Tego pożaru jeszcze dobrze nie widać, ale już tu i ówdzie błyska płomień i wali dym, a najmocniej dymi w okolicach stołka na którym zasiada minister Arabski. Skąd mi się biorą takie metafory? Ano stąd, że minister Arabski najwyraźniej rżnie głupa. Oczywiście rżnięcie głupa to zwykłe zajęcie polityków, ale głupa rżnąć można głupio lub mądrze, przy czym głupio rżną głupa politycy głupi lub zdesperowani. Ministra Arabskiego co prawda nie znam, ale o głupotę go nie podejrzewam. Więc desperacja. Ale – od początku... Oto media doniosły, że przekazane przez Amerykanów materiały dotyczące „katastrofy smoleńskiej” utknęły w „jednej z instytucji państwowych”, za którym to barwnym określeniem kryje się najwyraźniej ABW. Przepytywany na tę okoliczność minister Arabski powiedział, że monitował w sprawie amerykańskich materiałów „kilka ministerstw oraz służb zagranicznych zajmujących się wywiadem”, ale akurat ABW nie monitował, albowiem, jak wyznał: „nie przyszło mi do głowy, że takie dowody mogły tam trafić”. I to jest właśnie głupie rżnięcie głupa... Bo jakie tu mamy możliwości? Ano takie:
1. Formalnie rzecz biorąc amerykańskie materiały nie powinny znaleźć się w ABW. W tej sytuacji minister Arabski byłby jakoś tam usprawiedliwiony – szukał tam, gdzie zgodnie z przepisami materiały mogły trafić nie zakładając, że – poza wszelkimi procedurami – trafiły gdzie indziej. W tym miejscu pojawiłoby się jednak pytanie: wobec tego w jaki sposób amerykańska przesyłka znalazła się w firmie pana Bondaryka, oraz kto i dlaczego ją tam zakitrał na długie miesiące?

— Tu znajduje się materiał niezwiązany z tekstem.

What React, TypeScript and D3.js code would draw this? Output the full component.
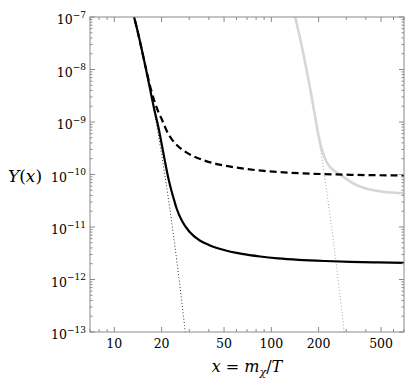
import React from 'react';
import * as d3 from 'd3';

// ---- data ----
const xMajorTicks = [10, 20, 50, 100, 200, 500];
const xMinorTicks = [7, 8, 9, 30, 40, 60, 70, 80, 90, 300, 400, 600, 700];
const yExponents = [-13, -12, -11, -10, -9, -8, -7];

const eqBlack: [number, number][] = [
  [13, 1.38e-7], [14, 5.7e-8], [16, 9.4e-9], [18, 1.52e-9], [20, 2.4e-10],
  [22, 3.8e-11], [24, 5.8e-12], [26, 8.8e-13], [28, 1.33e-13], [29, 5.2e-14],
];
const solidBlack: [number, number][] = [
  [13, 1.38e-7], [14, 5.7e-8], [16, 9.4e-9], [18, 1.7e-9], [19, 8.5e-10], [20, 3.9e-10],
  [21, 1.8e-10], [22, 9.0e-11], [23, 5.2e-11], [24, 3.3e-11], [25, 2.2e-11], [27, 1.3e-11],
  [30, 8.2e-12], [35, 5.53e-12], [40, 4.55e-12], [50, 3.64e-12], [65, 3.07e-12],
  [85, 2.74e-12], [110, 2.53e-12], [150, 2.37e-12], [220, 2.25e-12], [320, 2.17e-12],
  [480, 2.12e-12], [700, 2.08e-12],
];
const dashedBlack: [number, number][] = [
  [13, 1.38e-7], [14, 5.7e-8], [16, 9.6e-9], [17, 4.5e-9], [18, 2.5e-9], [19, 1.6e-9],
  [20, 1.15e-9], [21, 8.1e-10], [22, 6.0e-10], [23, 4.9e-10], [25, 3.64e-10], [28, 2.77e-10],
  [32, 2.22e-10], [38, 1.82e-10], [45, 1.58e-10], [55, 1.41e-10], [70, 1.27e-10],
  [90, 1.17e-10], [120, 1.1e-10], [160, 1.05e-10], [220, 1.016e-10], [300, 9.92e-11],
  [450, 9.7e-11], [700, 9.56e-11],
];
const eqGrey: [number, number][] = [
  [135, 1.87e-7], [140, 1.2e-7], [150, 4.9e-8], [160, 1.98e-8], [170, 8.0e-9],
  [180, 3.2e-9], [190, 1.27e-9], [200, 5.1e-10], [220, 7.9e-11], [240, 1.22e-11],
  [260, 1.86e-12], [280, 2.8e-13], [300, 4.2e-14],
];
const solidGrey: [number, number][] = [
  [135, 1.87e-7], [140, 1.2e-7], [150, 4.9e-8], [160, 1.98e-8], [170, 8.0e-9],
  [180, 3.2e-9], [190, 1.28e-9], [200, 5.4e-10], [219, 2.05e-10], [235, 1.42e-10],
  [260, 1.1e-10], [286, 9.1e-11], [324, 7.1e-11], [366, 5.9e-11], [434, 5.1e-11],
  [515, 4.7e-11], [700, 4.4e-11],
];

const W = 415;
const H = 385;
const M = { left: 90, top: 17, right: 11, bottom: 53 };
const FONT = "'DejaVu Serif', serif";
const AXIS = '#8a8a8a';

export default function App() {
  const pw = W - M.left - M.right;
  const ph = H - M.top - M.bottom;
  const x = d3.scaleLog().domain([7, 700]).range([0, pw]);
  const y = d3.scaleLog().domain([1e-13, 1e-7]).range([ph, 0]);
  const line = d3
    .line<[number, number]>()
    .x((d) => x(d[0]))
    .y((d) => y(d[1]))
    .curve(d3.curveMonotoneX);

  const yMinor: number[] = [];
  for (let e = -13; e < -7; e++) for (let k = 2; k <= 9; k++) yMinor.push(k * Math.pow(10, e));
  const tstyle = { fontFamily: FONT };

  return (
    <svg width={W} height={H} style={{ position: 'absolute', left: 0, top: 0, background: '#fff', fontFamily: FONT }}>
      <defs>
        <clipPath id="plotclip">
          <rect x={0} y={0} width={pw} height={ph} />
        </clipPath>
      </defs>
      <g transform={`translate(${M.left},${M.top})`}>
        <g clipPath="url(#plotclip)" fill="none">
          <path d={line(eqGrey) || ''} stroke="#9a9a9a" strokeWidth={0.9} strokeDasharray="1,2.2" />
          <path d={line(solidGrey) || ''} stroke="#d6d6d6" strokeWidth={2.6} />
          <path d={line(eqBlack) || ''} stroke="#333" strokeWidth={1} strokeDasharray="1,2.2" />
          <path d={line(dashedBlack) || ''} stroke="#000" strokeWidth={2.2} strokeDasharray="7,4" />
          <path d={line(solidBlack) || ''} stroke="#000" strokeWidth={2.2} />
        </g>
        <rect x={0} y={0} width={pw} height={ph} fill="none" stroke={AXIS} strokeWidth={1} />
        {xMajorTicks.map((t) => (
          <g key={'xM' + t}>
            <line x1={x(t)} x2={x(t)} y1={ph} y2={ph - 5} stroke={AXIS} />
            <line x1={x(t)} x2={x(t)} y1={0} y2={5} stroke={AXIS} />
            <text x={x(t)} y={ph + 15.5} textAnchor="middle" fontSize={12.5} fill="#000" style={tstyle}>{t}</text>
          </g>
        ))}
        {xMinorTicks.map((t) => (
          <g key={'xm' + t}>
            <line x1={x(t)} x2={x(t)} y1={ph} y2={ph - 3} stroke={AXIS} />
            <line x1={x(t)} x2={x(t)} y1={0} y2={3} stroke={AXIS} />
          </g>
        ))}
        {yExponents.map((e) => {
          const v = Math.pow(10, e);
          return (
            <g key={'yM' + e}>
              <line x1={0} x2={5} y1={y(v)} y2={y(v)} stroke={AXIS} />
              <line x1={pw} x2={pw - 5} y1={y(v)} y2={y(v)} stroke={AXIS} />
              <text x={-4} y={y(v) + 7} textAnchor="end" fontSize={12.5} fill="#000" style={tstyle}>
                10<tspan dy={-6.5} fontSize={9}>{'\u2212' + Math.abs(e)}</tspan>
              </text>
            </g>
          );
        })}
        {yMinor.map((v, i) => (
          <g key={'ym' + i}>
            <line x1={0} x2={2.5} y1={y(v)} y2={y(v)} stroke={AXIS} />
            <line x1={pw} x2={pw - 2.5} y1={y(v)} y2={y(v)} stroke={AXIS} />
          </g>
        ))}
        <text x={pw / 2} y={355} textAnchor="middle" fontSize={16} fill="#000" style={tstyle}>
          <tspan fontStyle="italic">x</tspan>
          <tspan> = </tspan>
          <tspan fontStyle="italic">m</tspan>
          <tspan fontStyle="italic" fontSize={11} dy={4}>{'\u03C7'}</tspan>
          <tspan dy={-4}>/</tspan>
          <tspan fontStyle="italic">T</tspan>
        </text>
      </g>
      <text x={25} y={M.top + y(1e-10) + 7} textAnchor="middle" fontSize={17} fill="#000" style={tstyle}>
        <tspan fontStyle="italic">Y</tspan>
        <tspan>(</tspan>
        <tspan fontStyle="italic">x</tspan>
        <tspan>)</tspan>
      </text>
    </svg>
  );
}
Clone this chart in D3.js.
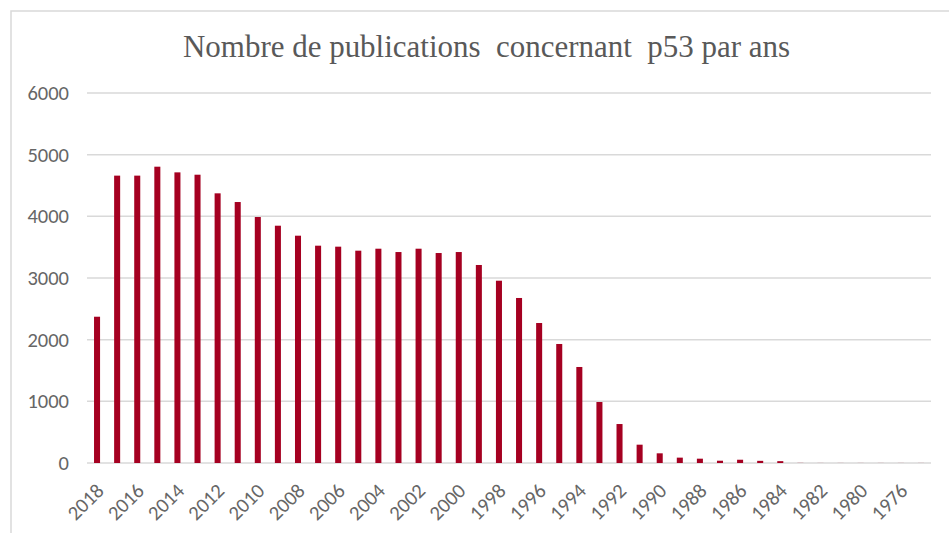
<!DOCTYPE html>
<html>
<head>
<meta charset="utf-8">
<script src="https://cdn.jsdelivr.net/npm/d3@7"></script>
<style>
  html, body { margin: 0; padding: 0; background: #fff; }
  svg { display: block; }
</style>
</head>
<body>
<div id="chart"></div>
<script>
const years = ["2018","2017","2016","2015","2014","2013","2012","2011","2010","2009",
  "2008","2007","2006","2005","2004","2003","2002","2001","2000","1999",
  "1998","1997","1996","1995","1994","1993","1992","1991","1990","1989",
  "1988","1987","1986","1985","1984","1983","1982","1981","1980","1979",
  "1976","1975"];
const publications = [2372,4660,4660,4805,4713,4675,4373,4232,3989,3848,
  3686,3524,3508,3443,3475,3421,3475,3405,3421,3211,
  2956,2676,2270,1930,1557,989,632,297,157,87,
  70,37,53,35,30,2,1,1,1,1,
  1,1];
const yTicks = [0,1000,2000,3000,4000,5000,6000];
const title = "Nombre de publications\u00a0 concernant\u00a0 p53 par ans";

const W = 949, H = 533;
const margin = {left: 87, right: 949 - 931, top: 93, bottom: 533 - 463};
const svg = d3.select("#chart").append("svg").attr("width", W).attr("height", H);

// chart border
svg.append("rect").attr("x", 11).attr("y", 11).attr("width", 960).attr("height", 560)
  .attr("fill", "none").attr("stroke", "#d9d9d9").attr("stroke-width", 1.5);

const x = d3.scaleBand().domain(years).range([margin.left, W - margin.right]).paddingInner(0.7).paddingOuter(0.35);
const y = d3.scaleLinear().domain([0, 6000]).range([H - margin.bottom, margin.top]);

// gridlines
svg.append("g").selectAll("line").data(yTicks).join("line")
  .attr("x1", margin.left).attr("x2", W - margin.right)
  .attr("y1", d => y(d)).attr("y2", d => y(d))
  .attr("stroke", "#d9d9d9").attr("stroke-width", 1.5);

const labelFont = "Carlito, Lato, 'Open Sans', sans-serif";

// y axis labels
const yAxis = d3.axisLeft(y).tickValues(yTicks).tickFormat(d3.format("d")).tickSize(0).tickPadding(18);
const gy = svg.append("g").attr("transform", `translate(${margin.left},0)`).call(yAxis);
gy.select(".domain").remove();
gy.selectAll("text").attr("fill", "#666").style("font-family", labelFont).style("font-size", "20.5px");

// bars
svg.append("g").selectAll("rect").data(years).join("rect")
  .attr("x", (d) => x(d))
  .attr("width", x.bandwidth())
  .attr("y", (d, i) => y(publications[i]))
  .attr("height", (d, i) => y(0) - y(publications[i]))
  .attr("fill", "#a50021");

// x axis
const xAxis = d3.axisBottom(x).tickValues(years.filter((d, i) => i % 2 === 0)).tickSize(0);
const gx = svg.append("g").attr("transform", `translate(0,${y(0)})`).call(xAxis);
gx.select(".domain").remove();
gx.selectAll("text")
  .attr("fill", "#666")
  .style("font-family", labelFont).style("font-size", "20.5px")
  .attr("text-anchor", "end")
  .attr("y", 0)
  .attr("dy", "0.35em")
  .attr("transform", "translate(3,24) rotate(-45)");

// title
svg.append("text")
  .attr("x", 183).attr("y", 57)
  .attr("textLength", 607).attr("lengthAdjust", "spacingAndGlyphs")
  .attr("fill", "#595959")
  .style("font-family", "'Liberation Serif', 'Times New Roman', serif")
  .style("font-size", "31px")
  .text(title);
</script>
</body>
</html>
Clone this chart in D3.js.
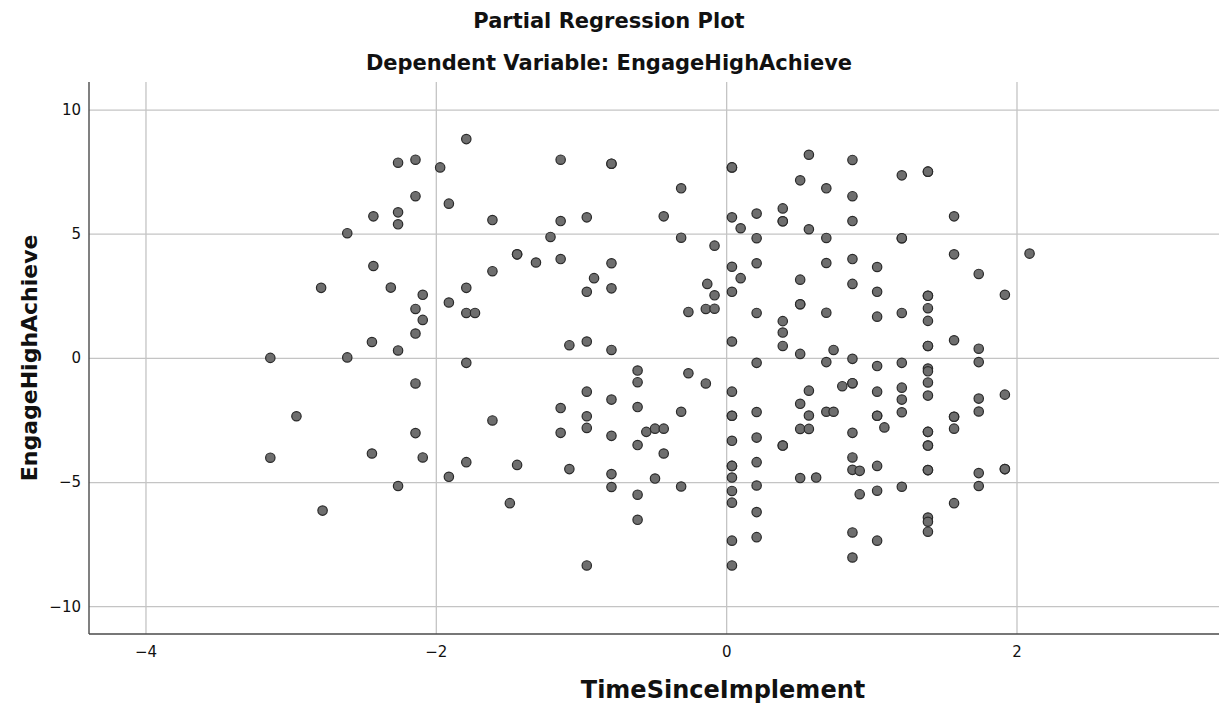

2. ABW była jedną z instytucji, w których materiały mogły się znaleźć. Tu jednak pojawia się pytanie o dziwne zaćmienie ministra Arabskiego: dlaczego wysyłając swoje monity pominął jedną z instytucji i to akurat tą, gdzie poszukiwane materiały trafiły?
Co do mnie – uważam, że bardziej prawdopodobna jest ewentualność druga, to znaczy, że ABW należy do instytucji, do których – zgodnie z procedurami – mogą trafiać materiały w rodzaju tych przekazanych przez USA. I dlatego twierdzę, że minister Arabski publicznie rżnie głupa i to głupio. A że głupcem – co też zakładam – nie jest, więc robi to z desperacji. Ale nawet jeśli prawdziwa jest jednak ewentualność pierwsza, to i tak coś tu śmierdzi... Czy aby nie jest to dym z „płonącego burdelu”?